====== DATA BLOCK

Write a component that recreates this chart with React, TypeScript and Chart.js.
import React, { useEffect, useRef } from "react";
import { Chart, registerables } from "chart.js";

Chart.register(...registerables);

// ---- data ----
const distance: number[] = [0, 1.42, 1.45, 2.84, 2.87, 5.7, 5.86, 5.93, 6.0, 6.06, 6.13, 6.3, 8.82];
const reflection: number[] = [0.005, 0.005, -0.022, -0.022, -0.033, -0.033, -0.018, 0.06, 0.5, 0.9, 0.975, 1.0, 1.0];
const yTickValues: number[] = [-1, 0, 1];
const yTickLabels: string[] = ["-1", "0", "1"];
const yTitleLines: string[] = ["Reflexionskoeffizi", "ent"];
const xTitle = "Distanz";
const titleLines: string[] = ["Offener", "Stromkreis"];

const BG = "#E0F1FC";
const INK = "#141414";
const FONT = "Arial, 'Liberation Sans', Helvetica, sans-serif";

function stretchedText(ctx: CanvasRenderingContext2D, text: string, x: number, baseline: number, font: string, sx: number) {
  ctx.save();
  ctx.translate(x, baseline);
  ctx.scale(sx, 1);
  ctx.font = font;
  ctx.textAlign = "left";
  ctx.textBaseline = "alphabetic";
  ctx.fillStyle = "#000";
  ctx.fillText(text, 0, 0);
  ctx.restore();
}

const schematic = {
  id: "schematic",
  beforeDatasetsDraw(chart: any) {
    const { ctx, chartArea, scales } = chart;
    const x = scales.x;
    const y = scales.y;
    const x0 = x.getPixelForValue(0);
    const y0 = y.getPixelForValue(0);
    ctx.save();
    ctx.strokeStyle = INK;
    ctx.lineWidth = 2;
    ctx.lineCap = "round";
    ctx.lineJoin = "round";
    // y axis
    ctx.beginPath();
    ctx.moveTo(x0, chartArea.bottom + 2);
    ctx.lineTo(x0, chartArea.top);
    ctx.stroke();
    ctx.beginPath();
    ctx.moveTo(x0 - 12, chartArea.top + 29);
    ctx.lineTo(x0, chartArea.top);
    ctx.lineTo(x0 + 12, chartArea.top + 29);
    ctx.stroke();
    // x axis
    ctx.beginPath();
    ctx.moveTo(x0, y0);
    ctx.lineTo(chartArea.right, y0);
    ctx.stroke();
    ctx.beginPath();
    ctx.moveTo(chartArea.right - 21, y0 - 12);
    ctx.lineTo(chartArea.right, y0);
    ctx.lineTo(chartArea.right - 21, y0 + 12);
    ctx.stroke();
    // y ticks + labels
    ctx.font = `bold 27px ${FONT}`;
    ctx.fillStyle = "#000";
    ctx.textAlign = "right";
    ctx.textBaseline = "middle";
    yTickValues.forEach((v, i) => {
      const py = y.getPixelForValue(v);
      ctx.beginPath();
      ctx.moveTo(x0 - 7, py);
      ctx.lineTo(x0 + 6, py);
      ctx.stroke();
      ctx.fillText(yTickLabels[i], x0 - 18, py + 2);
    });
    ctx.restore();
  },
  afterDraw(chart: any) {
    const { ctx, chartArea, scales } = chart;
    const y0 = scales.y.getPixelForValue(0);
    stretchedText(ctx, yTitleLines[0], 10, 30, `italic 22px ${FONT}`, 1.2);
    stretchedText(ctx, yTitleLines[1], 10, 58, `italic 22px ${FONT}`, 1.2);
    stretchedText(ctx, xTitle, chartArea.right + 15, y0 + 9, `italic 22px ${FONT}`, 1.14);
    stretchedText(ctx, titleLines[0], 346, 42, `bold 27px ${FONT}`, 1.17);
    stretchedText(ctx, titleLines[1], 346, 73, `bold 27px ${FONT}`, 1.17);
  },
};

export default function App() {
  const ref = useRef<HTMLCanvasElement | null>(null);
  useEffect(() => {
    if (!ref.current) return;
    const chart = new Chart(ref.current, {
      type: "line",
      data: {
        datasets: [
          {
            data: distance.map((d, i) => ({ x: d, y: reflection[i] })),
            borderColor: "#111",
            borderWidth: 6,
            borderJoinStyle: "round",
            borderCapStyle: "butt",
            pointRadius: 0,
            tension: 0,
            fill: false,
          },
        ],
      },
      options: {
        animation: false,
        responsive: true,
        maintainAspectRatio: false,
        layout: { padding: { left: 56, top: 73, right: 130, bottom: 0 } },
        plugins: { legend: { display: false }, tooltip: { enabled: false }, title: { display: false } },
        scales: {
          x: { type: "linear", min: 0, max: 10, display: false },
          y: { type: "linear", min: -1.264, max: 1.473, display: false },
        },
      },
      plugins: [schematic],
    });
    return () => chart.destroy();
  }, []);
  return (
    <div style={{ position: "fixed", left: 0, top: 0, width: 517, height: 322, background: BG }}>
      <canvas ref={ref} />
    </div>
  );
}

============

TASK. Everything from the first line above up to and including the line that contains "Chart.register(...registerables);" should be printed exactly; please print only that.

RESPONSE TO THE EXERCISE.
Write a component that recreates this chart with React, TypeScript and Chart.js.
import React, { useEffect, useRef } from "react";
import { Chart, registerables } from "chart.js";

Chart.register(...registerables);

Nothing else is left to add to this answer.